People searching through debris in a forest.
Search and rescue crews searching piles of debris in Kerrville, Texas, on Sunday.Credit...Carter Johnston for The New York Times

Published July 7, 2025Updated July 14, 2025, 10:56 a.m. ET

Workers and volunteers will scour riverbanks and dig through debris in Central Texas once again on Monday as their search for missing flood victims resumes after heavy rainfall slowed their efforts.

Additional flooding remains a threat, though warnings in many areas affected by the July 4 floods were downgraded late on Sunday.

Roughly 170 people are unaccounted for from the floods, which killed at least 132 people. The search effort, spanning a stretch of more than 100 miles along the Guadalupe River, continues as residents mourn their neighbors at funerals, return to devastated properties and begin to ponder what comes next.

For families of the missing, the wait for any news becomes more agonizing by the day. But officials said they would continue searching until every victim was found.
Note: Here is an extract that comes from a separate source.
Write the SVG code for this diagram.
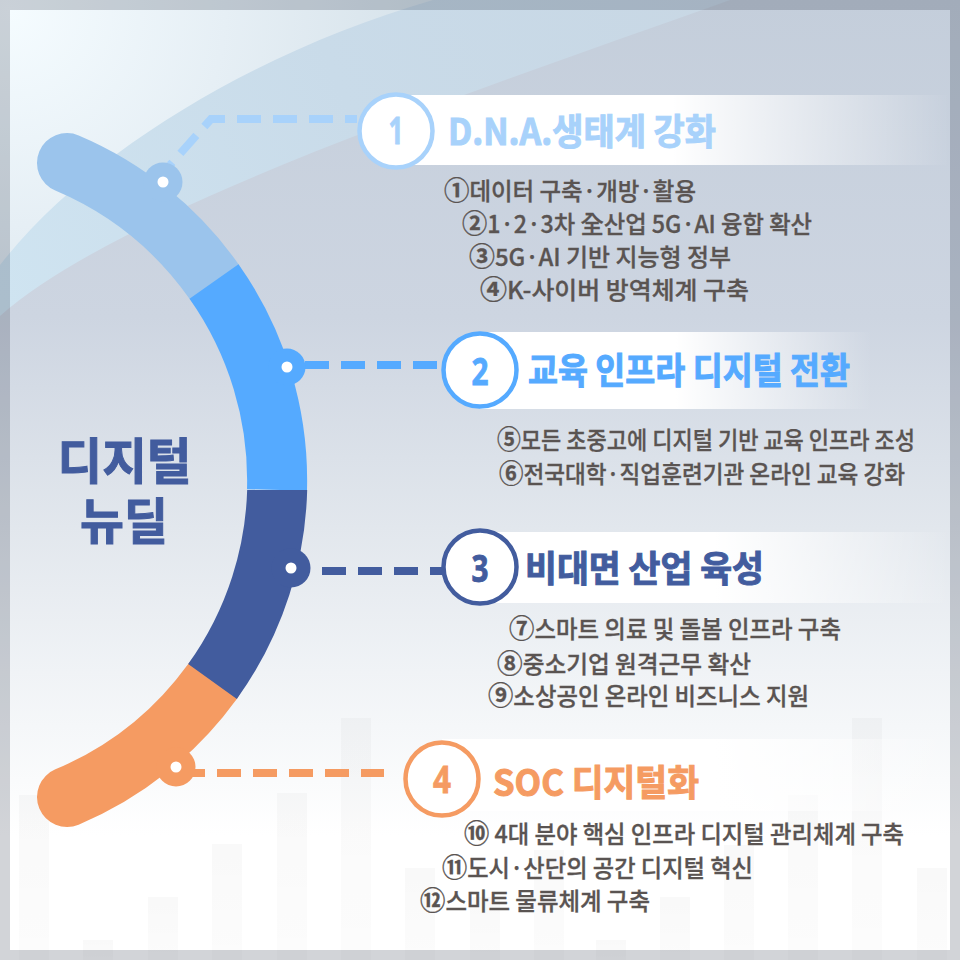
<svg xmlns="http://www.w3.org/2000/svg" width="960" height="960" viewBox="0 0 960 960">
<style>
text{font-family:"Noto Sans CJK KR","Noto Sans",sans-serif}
.item{font-size:24px;font-weight:500;fill:#5a5452;stroke:#5a5452;stroke-width:.3}
.c{font-size:26px;font-weight:700}
.head{font-size:36px;font-weight:700;stroke-width:1}
.num{font-size:37px;font-weight:700;text-anchor:middle;stroke-width:.8;font-family:"Noto Sans","Noto Sans CJK KR",sans-serif}
.seg{fill:none;stroke-width:60}
.dash{fill:none;stroke-dasharray:24 12;stroke-width:8}
.ring{fill:#fff;stroke-width:4.5}
.dot{fill:#fff}
.title{font-size:49px;font-weight:700;fill:#425c9e;stroke:#425c9e;stroke-width:1;text-anchor:middle}
</style>
<defs>
<linearGradient id="bg" x1="0" y1="0" x2="0" y2="1">
<stop offset="0" stop-color="#c4cedb"/><stop offset=".33" stop-color="#cdd5e1"/><stop offset=".55" stop-color="#e2e7ed"/><stop offset=".7" stop-color="#f0f3f6"/><stop offset=".87" stop-color="#fff"/>
</linearGradient>
<linearGradient id="w2" gradientUnits="userSpaceOnUse" x1="0" y1="300" x2="730" y2="0">
<stop offset="0" stop-color="#cfe4f1"/><stop offset=".5" stop-color="#c9dbe9"/><stop offset="1" stop-color="#c8d7e4"/>
</linearGradient>
<radialGradient id="w1" gradientUnits="userSpaceOnUse" cx="10" cy="10" r="430">
<stop offset="0" stop-color="#f5fcff"/><stop offset=".5" stop-color="#e6eff5"/><stop offset="1" stop-color="#d6e2ea"/>
</radialGradient>
<linearGradient id="bar" x1="0" y1="0" x2="0" y2="1">
<stop offset="0" stop-color="#000" stop-opacity=".025"/><stop offset="1" stop-color="#000" stop-opacity=".012"/>
</linearGradient>
<linearGradient id="fade1" gradientUnits="userSpaceOnUse" x1="396" y1="0" x2="950" y2="0">
<stop offset=".5" stop-color="#fff"/><stop offset="1" stop-color="#fff" stop-opacity="0"/>
</linearGradient>
<linearGradient id="fade2" gradientUnits="userSpaceOnUse" x1="480" y1="0" x2="872" y2="0">
<stop offset=".5" stop-color="#fff"/><stop offset="1" stop-color="#fff" stop-opacity="0"/>
</linearGradient>
<linearGradient id="fade3" gradientUnits="userSpaceOnUse" x1="480" y1="0" x2="950" y2="0">
<stop offset=".5" stop-color="#fff"/><stop offset="1" stop-color="#fff" stop-opacity="0"/>
</linearGradient>
<clipPath id="below490"><rect x="120" y="490" width="220" height="260"/></clipPath>
</defs>
<g id="background">
<rect width="960" height="960" fill="url(#bg)"/>
<path d="M0 316C120 210 450 100 730 0H0Z" fill="url(#w2)"/>
<path d="M0 265C90 150 260 50 433 0H0Z" fill="url(#w1)"/>
<g fill="url(#bar)">
<rect x="19" y="795" width="30" height="165"/><rect x="83" y="940" width="30" height="20"/><rect x="148" y="897" width="30" height="63"/><rect x="212" y="844" width="30" height="116"/><rect x="277" y="793" width="30" height="167"/><rect x="341" y="718" width="30" height="242"/><rect x="405" y="868" width="30" height="92"/><rect x="470" y="897" width="30" height="63"/><rect x="534" y="850" width="30" height="110"/><rect x="596" y="940" width="30" height="20"/><rect x="660" y="897" width="30" height="63"/><rect x="724" y="845" width="30" height="115"/><rect x="788" y="795" width="30" height="165"/><rect x="852" y="718" width="30" height="242"/><rect x="917" y="868" width="30" height="92"/>
</g>
<rect x="5" y="5" width="950" height="950" fill="none" stroke="#101830" stroke-opacity=".19" stroke-width="10"/>
</g>
<g id="bands">
<rect x="396" y="95" width="554" height="70" fill="url(#fade1)"/>
<rect x="480" y="332" width="392" height="77" fill="url(#fade2)"/>
<rect x="480" y="532" width="470" height="71" fill="url(#fade3)"/>
<rect x="442" y="739" width="508" height="72" fill="url(#fade3)"/>
</g>
<g id="connectors">
<path class="dash" stroke="#a8d2fb" d="M357 119H211L170 165" stroke-dashoffset="12"/>
<path class="dash" stroke="#55aaff" d="M305 365H441"/>
<path class="dash" stroke="#425c9e" d="M322 571H444"/>
<path class="dash" stroke="#f59b62" d="M181 773H384"/>
</g>
<g id="arc">
<path class="seg" stroke="#9bc4ec" stroke-linecap="round" d="M67 163A344.3 344.3 0 0 1 214 281.5"/>
<path class="seg" stroke="#f59b62" stroke-linecap="round" d="M212.5 681.5A344.3 344.3 0 0 1 67 797"/>
<path class="seg" stroke="#55aaff" d="M214 281.5A344.3 344.3 0 0 1 277 490"/>
<path class="seg" stroke="#425c9e" clip-path="url(#below490)" d="M277.300 480A344.300 344.300 0 0 1 212.500 681.500"/>
</g>
<g id="title">
<text class="title" x="124.500" y="479" textLength="134" lengthAdjust="spacingAndGlyphs">디지털</text>
<text class="title" x="124" y="539" textLength="88" lengthAdjust="spacingAndGlyphs">뉴딜</text>
</g>
<g id="node1">
<circle cx="163" cy="182" r="19.500" fill="#9bc4ec"/><circle class="dot" cx="163" cy="182" r="5.500"/>
<circle class="ring" stroke="#a8d2fb" cx="396" cy="131" r="36.500"/>
<text class="num" x="396" y="144" fill="#a8d2fb" stroke="#a8d2fb" textLength="15" lengthAdjust="spacingAndGlyphs">1</text>
<text class="head" x="448" y="145" fill="#a8d2fb" stroke="#a8d2fb" textLength="268" lengthAdjust="spacingAndGlyphs">D.N.A.생태계 강화</text>
<text class="item" x="444" y="200" textLength="252" lengthAdjust="spacingAndGlyphs"><tspan class="c">①</tspan>데이터 구축·개방·활용</text>
<text class="item" x="462" y="233" textLength="350" lengthAdjust="spacingAndGlyphs"><tspan class="c">②</tspan>1·2·3차 全산업 5G·AI 융합 확산</text>
<text class="item" x="469" y="266" textLength="262" lengthAdjust="spacingAndGlyphs"><tspan class="c">③</tspan>5G·AI 기반 지능형 정부</text>
<text class="item" x="480" y="299" textLength="269" lengthAdjust="spacingAndGlyphs"><tspan class="c">④</tspan>K-사이버 방역체계 구축</text>
</g>
<g id="node2">
<circle cx="287" cy="367" r="18.500" fill="#55aaff"/><circle class="dot" cx="287" cy="367" r="5.500"/>
<circle class="ring" stroke="#55aaff" cx="480" cy="370" r="36.500"/>
<text class="num" x="480" y="385" fill="#55aaff" stroke="#55aaff" textLength="17" lengthAdjust="spacingAndGlyphs">2</text>
<text class="head" x="528" y="384" fill="#55aaff" stroke="#55aaff" textLength="322" lengthAdjust="spacingAndGlyphs">교육 인프라 디지털 전환</text>
<text class="item" x="497" y="449" textLength="418" lengthAdjust="spacingAndGlyphs"><tspan class="c">⑤</tspan>모든 초중고에 디지털 기반 교육 인프라 조성</text>
<text class="item" x="499" y="483" textLength="406" lengthAdjust="spacingAndGlyphs"><tspan class="c">⑥</tspan>전국대학·직업훈련기관 온라인 교육 강화</text>
</g>
<g id="node3">
<circle cx="291" cy="568" r="19.500" fill="#425c9e"/><circle class="dot" cx="291" cy="568" r="5.500"/>
<circle class="ring" stroke="#425c9e" cx="480" cy="567" r="36.500"/>
<text class="num" x="480" y="582" fill="#425c9e" stroke="#425c9e" textLength="17" lengthAdjust="spacingAndGlyphs">3</text>
<text class="head" x="525" y="582" fill="#425c9e" stroke="#425c9e" textLength="239" lengthAdjust="spacingAndGlyphs">비대면 산업 육성</text>
<text class="item" x="509" y="638" textLength="332" lengthAdjust="spacingAndGlyphs"><tspan class="c">⑦</tspan>스마트 의료 및 돌봄 인프라 구축</text>
<text class="item" x="497" y="673" textLength="254" lengthAdjust="spacingAndGlyphs"><tspan class="c">⑧</tspan>중소기업 원격근무 확산</text>
<text class="item" x="488" y="705" textLength="321" lengthAdjust="spacingAndGlyphs"><tspan class="c">⑨</tspan>소상공인 온라인 비즈니스 지원</text>
</g>
<g id="node4">
<circle cx="176" cy="767" r="19.500" fill="#f59b62"/><circle class="dot" cx="176" cy="767" r="5.500"/>
<circle class="ring" stroke="#f59b62" cx="442" cy="779" r="36.500"/>
<text class="num" x="442" y="793" fill="#f59b62" stroke="#f59b62" textLength="18" lengthAdjust="spacingAndGlyphs">4</text>
<text class="head" x="493" y="796" fill="#f59b62" stroke="#f59b62" textLength="206" lengthAdjust="spacingAndGlyphs">SOC 디지털화</text>
<text class="item" x="464" y="843" textLength="440" lengthAdjust="spacingAndGlyphs"><tspan class="c">⑩</tspan> 4대 분야 핵심 인프라 디지털 관리체계 구축</text>
<text class="item" x="442" y="877" textLength="311" lengthAdjust="spacingAndGlyphs"><tspan class="c">⑪</tspan>도시·산단의 공간 디지털 혁신</text>
<text class="item" x="420" y="910" textLength="230" lengthAdjust="spacingAndGlyphs"><tspan class="c">⑫</tspan>스마트 물류체계 구축</text>
</g>
</svg>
Here is what we know about the floods.

As of Monday morning, at least 132 people had been killed in the catastrophic deluge. A majority were in Kerr County, a part of the Texas Hill Country northwest of San Antonio. The death toll in the county rose to 106 — 70 adults and 36 children — on Sunday, and officials reported 161 people still missing.

The dead included several girls as young as 8 who had been at Camp Mystic, a summer camp on the banks of the Guadalupe River with more than 750 attendees; 27 campers and staff members were reported dead there. Dick Eastland, the camp’s longtime director, was among those killed.